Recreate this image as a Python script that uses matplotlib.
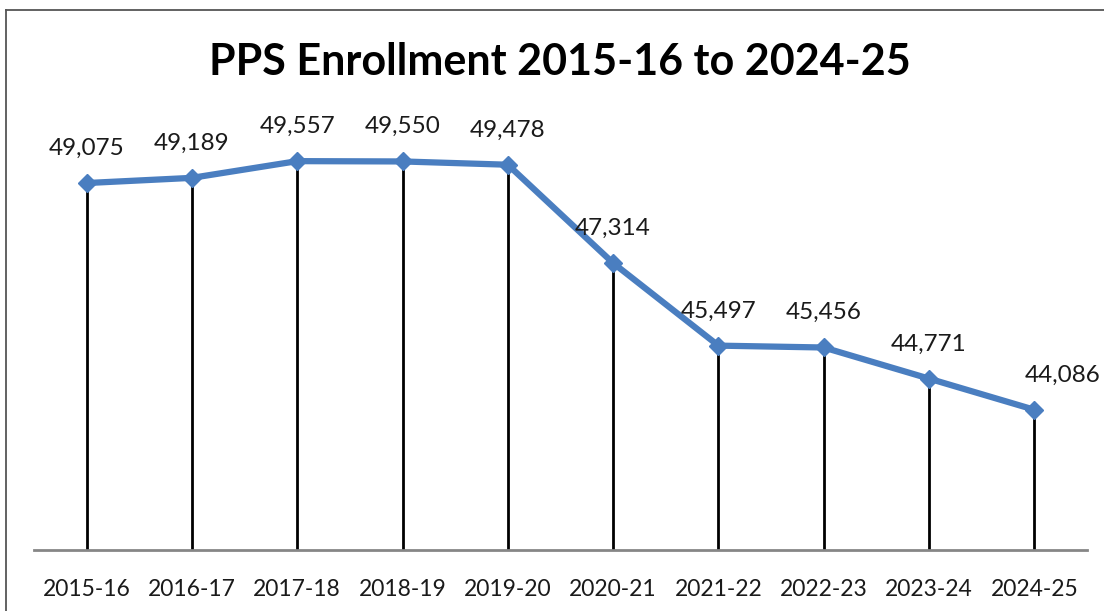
import matplotlib.pyplot as plt
from matplotlib.lines import Line2D

years = ['2015-16', '2016-17', '2017-18', '2018-19', '2019-20',
         '2020-21', '2021-22', '2022-23', '2023-24', '2024-25']
enrollment = [49075, 49189, 49557, 49550, 49478,
              47314, 45497, 45456, 44771, 44086]
title = 'PPS Enrollment 2015-16 to 2024-25'

plt.rcParams['font.family'] = ['Lato', 'DejaVu Sans']

fig = plt.figure(figsize=(11.04, 6.11), dpi=100)
ax = fig.add_axes([34 / 1104, 1 - 550 / 611, (1087 - 34) / 1104, (550 - 141) / 611])

x = list(range(len(years)))
ax.set_xlim(-0.5, len(years) - 0.5)
ax.set_ylim(41000, 50000)

# drop lines from each point to the axis
ax.vlines(x, 41000, enrollment, color='black', lw=2, zorder=2)
ax.plot(x, enrollment, color='#4A7EC0', lw=4.5, marker='D', markersize=9,
        markeredgecolor='#4A7EC0', zorder=3, clip_on=False)

for i, v in enumerate(enrollment):
    dx = 20 if i == len(years) - 1 else 0
    ax.annotate(f'{v:,}', (i, v), xytext=(dx, 25), textcoords='offset points',
                ha='center', va='center', fontsize=17.5, color='#1a1a1a')

ax.set_xticks(x)
ax.set_xticklabels(years, fontsize=16.5, color='#1a1a1a')
ax.tick_params(axis='x', length=0, pad=21)
ax.set_yticks([])
for side in ['top', 'right', 'left']:
    ax.spines[side].set_visible(False)
ax.spines['bottom'].set_color('#868686')
ax.spines['bottom'].set_linewidth(2)

fig.text(560 / 1104, 1 - 62 / 611, title, ha='center', va='center',
         fontsize=31, fontweight='bold', color='black')

# chart border (cropped at right and bottom)
fig.add_artist(Line2D([6 / 1104, 1.0], [1 - 10 / 611, 1 - 10 / 611],
                      transform=fig.transFigure, color='#555555', lw=1.3))
fig.add_artist(Line2D([6 / 1104, 6 / 1104], [1 - 10 / 611, 0.0],
                      transform=fig.transFigure, color='#555555', lw=1.3))

fig.savefig('out.png', dpi=100)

▶ _What is required_: Copy every line of the data word for word, omitting the images.

▶ _Reply to the task_:
Recreate this image as a Python script that uses matplotlib.
import matplotlib.pyplot as plt
from matplotlib.lines import Line2D

years = ['2015-16', '2016-17', '2017-18', '2018-19', '2019-20',
         '2020-21', '2021-22', '2022-23', '2023-24', '2024-25']
enrollment = [49075, 49189, 49557, 49550, 49478,
              47314, 45497, 45456, 44771, 44086]
title = 'PPS Enrollment 2015-16 to 2024-25'

plt.rcParams['font.family'] = ['Lato', 'DejaVu Sans']

fig = plt.figure(figsize=(11.04, 6.11), dpi=100)
ax = fig.add_axes([34 / 1104, 1 - 550 / 611, (1087 - 34) / 1104, (550 - 141) / 611])

x = list(range(len(years)))
ax.set_xlim(-0.5, len(years) - 0.5)
ax.set_ylim(41000, 50000)

# drop lines from each point to the axis
ax.vlines(x, 41000, enrollment, color='black', lw=2, zorder=2)
ax.plot(x, enrollment, color='#4A7EC0', lw=4.5, marker='D', markersize=9,
        markeredgecolor='#4A7EC0', zorder=3, clip_on=False)

for i, v in enumerate(enrollment):
    dx = 20 if i == len(years) - 1 else 0
    ax.annotate(f'{v:,}', (i, v), xytext=(dx, 25), textcoords='offset points',
                ha='center', va='center', fontsize=17.5, color='#1a1a1a')

ax.set_xticks(x)
ax.set_xticklabels(years, fontsize=16.5, color='#1a1a1a')
ax.tick_params(axis='x', length=0, pad=21)
ax.set_yticks([])
for side in ['top', 'right', 'left']:
    ax.spines[side].set_visible(False)
ax.spines['bottom'].set_color('#868686')
ax.spines['bottom'].set_linewidth(2)

fig.text(560 / 1104, 1 - 62 / 611, title, ha='center', va='center',
         fontsize=31, fontweight='bold', color='black')

# chart border (cropped at right and bottom)
fig.add_artist(Line2D([6 / 1104, 1.0], [1 - 10 / 611, 1 - 10 / 611],
                      transform=fig.transFigure, color='#555555', lw=1.3))
fig.add_artist(Line2D([6 / 1104, 6 / 1104], [1 - 10 / 611, 0.0],
                      transform=fig.transFigure, color='#555555', lw=1.3))

fig.savefig('out.png', dpi=100)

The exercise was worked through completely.